On the one hand, journalists and bloggers have been extremely creative in attempting to describe government surveillance, for example, by using a variety of metaphors related to the act of collection: sweep, harvest, gather, scoop, glean, pluck, trap. These also include nautical metaphors, such as trawling, tentacles, harbor, net, and inundation. These metaphors seem to fit with data and information flows.
Yet we have also learned that George Orwell’s novel 1984 continues to dominate literary metaphors with respect to surveillance; indeed, it was the only book referenced in our study. His dystopian work, written in 1948, described a totalitarian state ruled by Big Brother. Nineteen Eighty-Four in some ways describes the repression experienced by our writer colleagues in countries such as Vietnam, Iran, China, and Syria. On our caselist, which we use to advocate on behalf of threatened writers, these countries account for 58 of the 92 writers persecuted for their use of digital media.

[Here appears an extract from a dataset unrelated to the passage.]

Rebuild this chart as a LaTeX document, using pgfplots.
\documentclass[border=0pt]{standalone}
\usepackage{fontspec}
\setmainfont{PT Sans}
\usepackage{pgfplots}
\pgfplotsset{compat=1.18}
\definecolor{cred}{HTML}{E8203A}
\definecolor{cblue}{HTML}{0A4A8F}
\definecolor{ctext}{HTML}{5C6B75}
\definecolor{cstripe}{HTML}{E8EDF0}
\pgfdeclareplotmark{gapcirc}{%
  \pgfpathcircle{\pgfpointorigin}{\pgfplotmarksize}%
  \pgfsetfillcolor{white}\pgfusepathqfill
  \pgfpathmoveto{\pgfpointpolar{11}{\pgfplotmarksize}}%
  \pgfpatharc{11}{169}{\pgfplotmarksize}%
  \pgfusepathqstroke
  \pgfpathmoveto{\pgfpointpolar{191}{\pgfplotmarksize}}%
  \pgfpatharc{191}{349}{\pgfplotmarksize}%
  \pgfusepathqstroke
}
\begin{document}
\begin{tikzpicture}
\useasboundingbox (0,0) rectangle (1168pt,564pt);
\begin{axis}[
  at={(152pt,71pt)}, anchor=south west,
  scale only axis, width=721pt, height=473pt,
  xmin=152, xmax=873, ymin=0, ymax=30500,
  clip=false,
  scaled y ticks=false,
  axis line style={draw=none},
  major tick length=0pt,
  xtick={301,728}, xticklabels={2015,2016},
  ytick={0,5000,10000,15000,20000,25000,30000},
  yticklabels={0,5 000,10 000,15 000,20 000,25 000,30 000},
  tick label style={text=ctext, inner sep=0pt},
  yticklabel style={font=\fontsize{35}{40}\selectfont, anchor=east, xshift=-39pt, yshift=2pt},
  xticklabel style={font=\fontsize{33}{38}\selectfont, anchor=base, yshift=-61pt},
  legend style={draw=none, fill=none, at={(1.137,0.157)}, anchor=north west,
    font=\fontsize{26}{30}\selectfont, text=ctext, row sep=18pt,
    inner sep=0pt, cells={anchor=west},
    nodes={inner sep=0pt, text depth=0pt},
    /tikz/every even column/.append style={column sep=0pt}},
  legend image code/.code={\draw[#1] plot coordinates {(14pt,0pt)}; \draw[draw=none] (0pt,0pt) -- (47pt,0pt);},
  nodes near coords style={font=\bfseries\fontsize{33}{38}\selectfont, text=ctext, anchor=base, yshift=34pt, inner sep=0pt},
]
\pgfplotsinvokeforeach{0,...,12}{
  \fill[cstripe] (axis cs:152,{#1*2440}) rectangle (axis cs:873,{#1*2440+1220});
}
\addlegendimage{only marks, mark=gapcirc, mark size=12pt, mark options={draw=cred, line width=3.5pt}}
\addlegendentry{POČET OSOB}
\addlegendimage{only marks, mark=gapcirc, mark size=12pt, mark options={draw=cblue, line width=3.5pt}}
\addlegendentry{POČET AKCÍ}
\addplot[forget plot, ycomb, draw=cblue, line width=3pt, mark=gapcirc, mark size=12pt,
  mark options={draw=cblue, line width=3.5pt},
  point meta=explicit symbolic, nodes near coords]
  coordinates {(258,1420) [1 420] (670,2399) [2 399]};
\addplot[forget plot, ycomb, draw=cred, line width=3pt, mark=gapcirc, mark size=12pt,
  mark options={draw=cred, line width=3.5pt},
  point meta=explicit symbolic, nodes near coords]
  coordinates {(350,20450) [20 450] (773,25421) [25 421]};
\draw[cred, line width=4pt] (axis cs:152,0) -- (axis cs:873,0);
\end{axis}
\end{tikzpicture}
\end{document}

But scholars and activists have observed that relating U.S. government surveillance regimes to Big Brother overstates the case, because the U.S. is a more open society than the one 1984 describes and, despite the NSA’s overreach, the country should not be labeled authoritarian. Scholar Daniel J. Solove, for example, pointed out in a seminal article that Kafka’s novella The Trial is probably better suited:
We are not heading toward a world of Big Brother or one composed of Little Brothers, but toward a more mindless process — of bureaucratic indifference, arbitrary errors, and dehumanization — a world that is beginning to resemble Kafka’s vision in The Trial.

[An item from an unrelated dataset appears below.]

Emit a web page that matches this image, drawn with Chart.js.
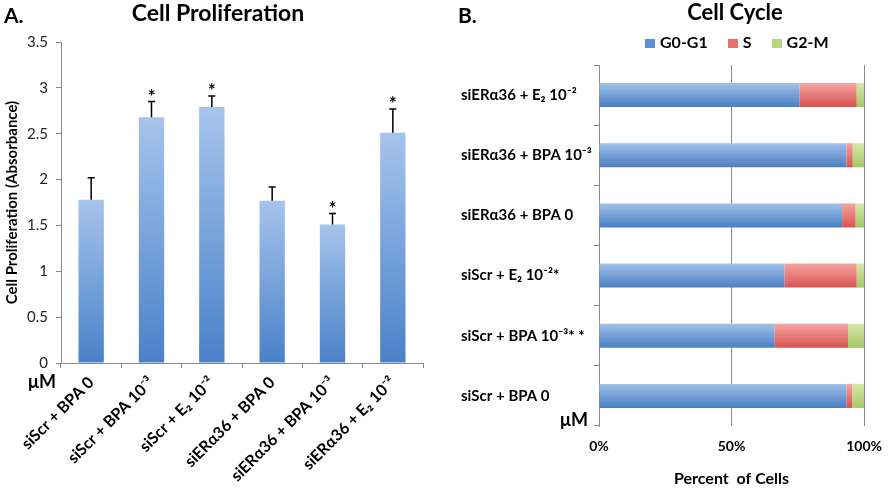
<!DOCTYPE html>
<html>
<head>
<meta charset="utf-8">
<script src="https://cdn.jsdelivr.net/npm/chart.js@4.4.0/dist/chart.umd.min.js"></script>
<style>
    body { margin: 0; background: #fff; width: 894px; height: 490px; position: relative; overflow: hidden; font-family: Lato, sans-serif; }
    .panel { position: absolute; top: 0; height: 490px; }
    #panelA { left: 0; width: 440px; }
    #panelB { left: 440px; width: 454px; }
    .tag { position: absolute; font-weight: bold; color: #000; line-height: 1; white-space: nowrap; }
    .ttl { transform: translateX(-50%); font-size: 22px; }
    #cycleLegend { position: absolute; left: 645px; top: 34px; display: flex; gap: 20px; font: bold 16px Lato, sans-serif; line-height: 16px; color: #000; }
    #cycleLegend span { display: flex; align-items: center; gap: 5px; white-space: nowrap; }
    #cycleLegend i { display: inline-block; width: 10px; height: 9px; margin-top: 2px; }
</style>
</head>
<body>
<div class="panel" id="panelA"><canvas id="profChart" width="440" height="490"></canvas></div>
<div class="panel" id="panelB"><canvas id="cycleChart" width="454" height="490"></canvas></div>
<div class="tag" style="left:4px;top:4px;font-size:21px">A.</div>
<div class="tag" style="left:458px;top:4px;font-size:21px">B.</div>
<div class="tag ttl" style="left:218px;top:1px;font-size:23px">Cell Proliferation</div>
<div class="tag ttl" style="left:735px;top:1px">Cell Cycle</div>
<div id="cycleLegend"></div>
<div class="tag" style="left:28px;top:372px;font-size:18px">μM</div>
<div class="tag" style="left:560px;top:410px;font-size:18px">μM</div>
<script>
// Panel A - cell proliferation
const profLabels = ['siScr + BPA 0', 'siScr + BPA 10⁻³', 'siScr + E₂ 10⁻²', 'siERα36 + BPA 0', 'siERα36 + BPA 10⁻³', 'siERα36 + E₂ 10⁻²'];
const profMeans = [1.78, 2.68, 2.79, 1.77, 1.51, 2.51];
const profErrors = [0.24, 0.17, 0.12, 0.15, 0.12, 0.26];
const profStars = ['', '*', '*', '', '*', '*'];

// Panel B - cell cycle (percent of cells)
const cycleLabels = ['siERα36 + E₂ 10⁻²', 'siERα36 + BPA 10⁻³', 'siERα36 + BPA 0', 'siScr + E₂ 10⁻²*', 'siScr + BPA 10⁻³* *', 'siScr + BPA 0'];
const phaseNames = ['G0-G1', 'S', 'G2-M'];
const g0g1 = [75.7, 93.3, 91.7, 70.0, 66.3, 93.3];
const sPhase = [21.5, 2.4, 5.1, 27.2, 27.7, 2.2];
const g2m = [2.8, 4.3, 3.2, 2.8, 6.0, 4.5];

const FONT = 'Lato';
const axisGray = '#8a8a8a';

// colours: [light top, dark bottom]
const profShade = ['#a6c4eb', '#4a81c9'];
const cycleShades = [['#a2c0ea', '#4a7fc2'], ['#f6a5a2', '#d8534f'], ['#d6e9a9', '#a5c766']];
const legendColors = ['#5b8fd2', '#e8706c', '#b9d67e'];

function vGradient(ctx, top, bottom, light, dark) {
    const g = ctx.createLinearGradient(0, top, 0, bottom);
    g.addColorStop(0, light);
    g.addColorStop(1, dark);
    return g;
}

// error bars + significance stars for panel A
const errorBars = {
    id: 'errorBars',
    afterDatasetsDraw(chart) {
        const { ctx, scales: { x, y } } = chart;
        ctx.save();
        ctx.strokeStyle = '#000';
        ctx.fillStyle = '#000';
        ctx.lineWidth = 1.5;
        ctx.font = 'bold 18px ' + FONT;
        ctx.textAlign = 'center';
        ctx.textBaseline = 'alphabetic';
        profMeans.forEach((m, i) => {
            const cx = x.getPixelForValue(i);
            const y0 = y.getPixelForValue(m);
            const y1 = y.getPixelForValue(m + profErrors[i]);
            ctx.beginPath();
            ctx.moveTo(cx, y0);
            ctx.lineTo(cx, y1);
            ctx.moveTo(cx - 3.5, y1);
            ctx.lineTo(cx + 3.5, y1);
            ctx.stroke();
            if (profStars[i]) ctx.fillText(profStars[i], cx, y1 + 1);
        });
        ctx.restore();
    }
};

new Chart(document.getElementById('profChart'), {
    type: 'bar',
    data: {
        labels: profLabels,
        datasets: [{
            label: 'Cell Proliferation',
            data: profMeans,
            barPercentage: 0.42,
            categoryPercentage: 1,
            backgroundColor: c => {
                const chart = c.chart;
                if (!chart.chartArea || c.raw === undefined) return '#7da6dc';
                const y = chart.scales.y;
                return vGradient(chart.ctx, y.getPixelForValue(c.raw), y.getPixelForValue(0), profShade[0], profShade[1]);
            }
        }]
    },
    options: {
        responsive: false,
        animation: false,
        layout: { padding: { left: 0, right: 17, top: 42, bottom: 0 } },
        plugins: {
            legend: { display: false },
            tooltip: { enabled: false }
        },
        scales: {
            y: {
                min: 0,
                max: 3.5,
                ticks: { stepSize: 0.5, padding: 8, color: '#222', callback: v => String(v), font: { family: FONT, size: 15 } },
                grid: { drawOnChartArea: false, tickLength: 5, color: axisGray },
                border: { color: axisGray },
                title: {
                    display: true,
                    text: 'Cell Proliferation (Absorbance)',
                    color: '#000',
                    font: { family: FONT, size: 15, weight: 'bold' },
                    padding: { top: 3, bottom: 0 }
                },
                afterFit: s => { s.width = 61; }
            },
            x: {
                ticks: { autoSkip: false, minRotation: 45, maxRotation: 45, padding: 5, color: '#000', font: { family: FONT, size: 16, weight: 'bold' } },
                grid: { drawOnChartArea: false, tickLength: 5, color: axisGray },
                border: { color: axisGray },
                afterFit: s => { s.height = 127; }
            }
        }
    },
    plugins: [errorBars]
});

// Panel B
const phaseData = [g0g1, sPhase, g2m];

// legend for panel B, built from the phase names
document.getElementById('cycleLegend').innerHTML = phaseNames
    .map((name, k) => `<span><i style="background:${legendColors[k]}"></i>${name}</span>`)
    .join('');

new Chart(document.getElementById('cycleChart'), {
    type: 'bar',
    data: {
        labels: cycleLabels,
        datasets: phaseNames.map((name, k) => ({
            label: name,
            data: phaseData[k],
            barPercentage: 0.4,
            categoryPercentage: 1,
            backgroundColor: c => {
                const chart = c.chart;
                if (!chart.chartArea || c.dataIndex === undefined) return legendColors[k];
                const y = chart.scales.y;
                const cy = y.getPixelForValue(c.dataIndex);
                const half = (y.height / cycleLabels.length) * 0.4 / 2;
                return vGradient(chart.ctx, cy - half, cy + half, cycleShades[k][0], cycleShades[k][1]);
            }
        }))
    },
    options: {
        indexAxis: 'y',
        responsive: false,
        animation: false,
        layout: { padding: { left: 21, right: 22, top: 65, bottom: 0 } },
        plugins: {
            tooltip: { enabled: false },
            legend: { display: false }
        },
        scales: {
            x: {
                stacked: true,
                min: 0,
                max: 100,
                ticks: { stepSize: 50, padding: 12, color: '#000', callback: v => v + '%', font: { family: FONT, size: 14, weight: 'bold' } },
                grid: { drawTicks: false, color: axisGray },
                border: { display: false },
                title: {
                    display: true,
                    text: 'Percent  of Cells',
                    color: '#000',
                    font: { family: FONT, size: 16, weight: 'bold' },
                    padding: { top: 0, bottom: 2 }
                },
                afterFit: s => { s.height = 64; }
            },
            y: {
                stacked: true,
                ticks: { crossAlign: 'far', color: '#000', font: { family: FONT, size: 15, weight: 'bold' } },
                grid: { drawOnChartArea: false, tickLength: 5, color: axisGray },
                border: { color: axisGray },
                afterFit: s => { s.width = 138; }
            }
        }
    }
});
</script>
</body>
</html>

Other activists prefer to use Jeremy Bentham’s notion of the panopticon, an institution that allows those with power to create the perception that their subjects are under surveillance at all times. But for journalists and bloggers, the rich variety of literature that has tackled surveillance — from science fiction to modern novels — is rarely invoked. Orwell is the reigning king of the surveillance state.
What do these results mean? The fact that 91 percent of articles contain metaphors suggest that writers will continue to use metaphors to help us understand advances in technology. They also use a diverse range of metaphors. However, as advocates develop new messaging on surveillance and look to literature for inspiration, they should not stop at Orwell: there are many more literary treasures to be explored. The human rights community and, now, private businesses are emphasizing the importance of encryption and digital hygiene to protect against government intrusion. Soon we will need metaphors to explain how these tools work, and how they might be abused.

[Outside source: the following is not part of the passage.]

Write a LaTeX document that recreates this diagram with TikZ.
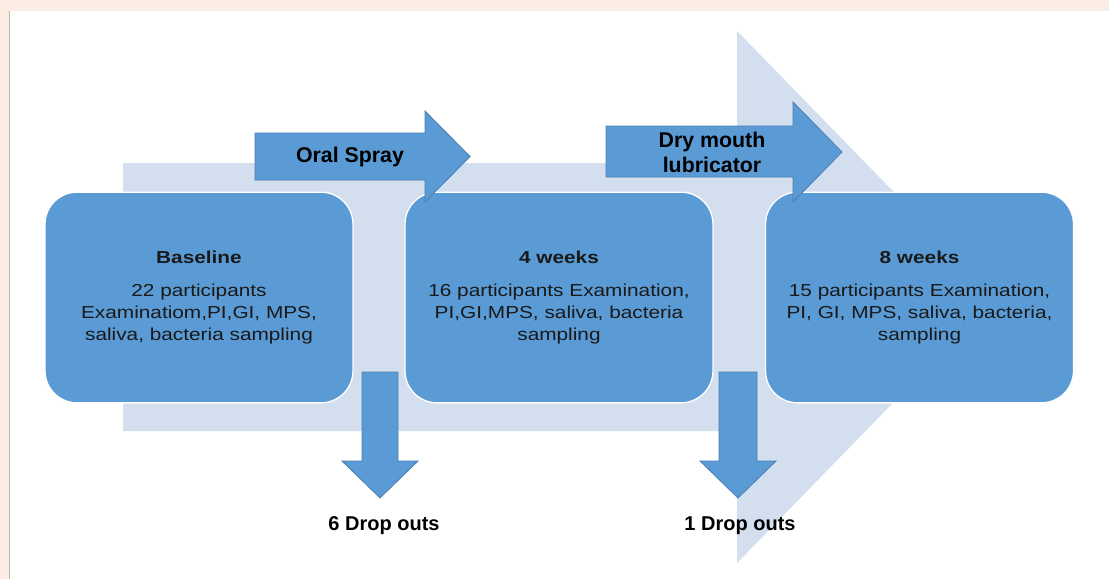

As security expert Bruce Schneier has observed, people “tend to base risk analysis more on stories than on data. Stories engage us at a much more visceral level, especially stories that are vivid, exciting, or personally involving.” Choose the wrong story, and you can overstate the risk. This means journalists should be vigilant in deciding which literature should serve as metaphors.
As we grapple with new technologies and continue our work to fight illegal government intrusion into our privacy, we’ll have to think carefully about how to explain complex, high-tech programs in an easily comprehensible way. Literature is a logical resource for finding metaphors. Aaron Santesso and David Rosen, for example, have shown that the Eye of Sauron in J.R.R. Tolkien’s Lord of the Rings better captures the current surveillance state, but so too do plays by Shakespeare, such as The Tempest. Our study suggests we need better metaphors while not losing sight of the implications of government action that affect real human beings. Meanwhile, we’ll continue fighting bulk surveillance in the courts and promoting legislation that respects privacy and enables creative freedom to flourish.